Question

2. Write an equation in slope-intercept form of the line that passes through the point (-5, 7) and is perpendicular to the line y = 5x-1.

Answer 1

The general slope intercept form equation of a line is as stated below;

`y=mx+b`

where m is the slope and b is the intercept.

If we compare the given equation y = 5x-1 with the equation of a line, we can deduce that the slope, m, is 5.

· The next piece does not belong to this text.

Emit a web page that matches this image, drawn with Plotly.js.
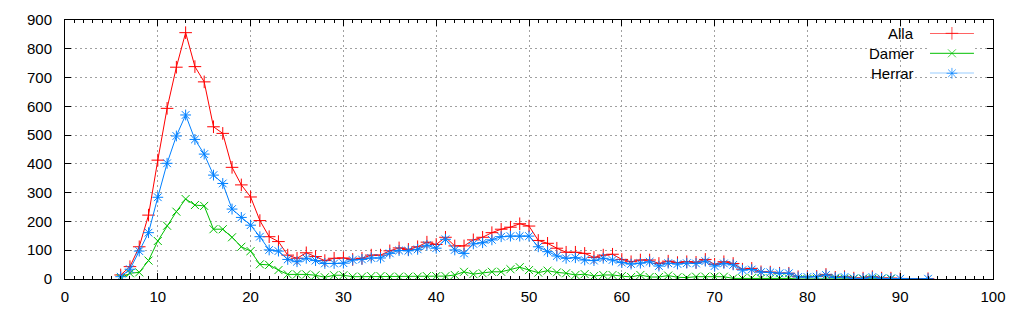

The slope of a line perpendicular to another is always given as -1/m, therefore the line perpendicular to the line y=5x-1 will have a slope of -1/5;

So let's go ahead and substitute m= -1/5, into the point slope equation to determine the line that passes through (-5,7);

Remember, the point slope form equation of a line is given as;

`y-y_1=m(x-x_(1))`

Substituting the above values, we'll have

`y-7=-(1)/(5)(x+5)`

Let's open up the parenthesis first, we'll have;

`\begin{gathered} y-7=-(1)/(5)x-(5)/(5) \\ y-7=-(1)/(5)x-1 \end{gathered}`

Let's isolate y by adding 7 to both sides of the equation;

`y=-(1)/(5)x+6`

The above equation is the required equation of the line in slope intercept form which can be compared to the one earlier written above(y = mx + b).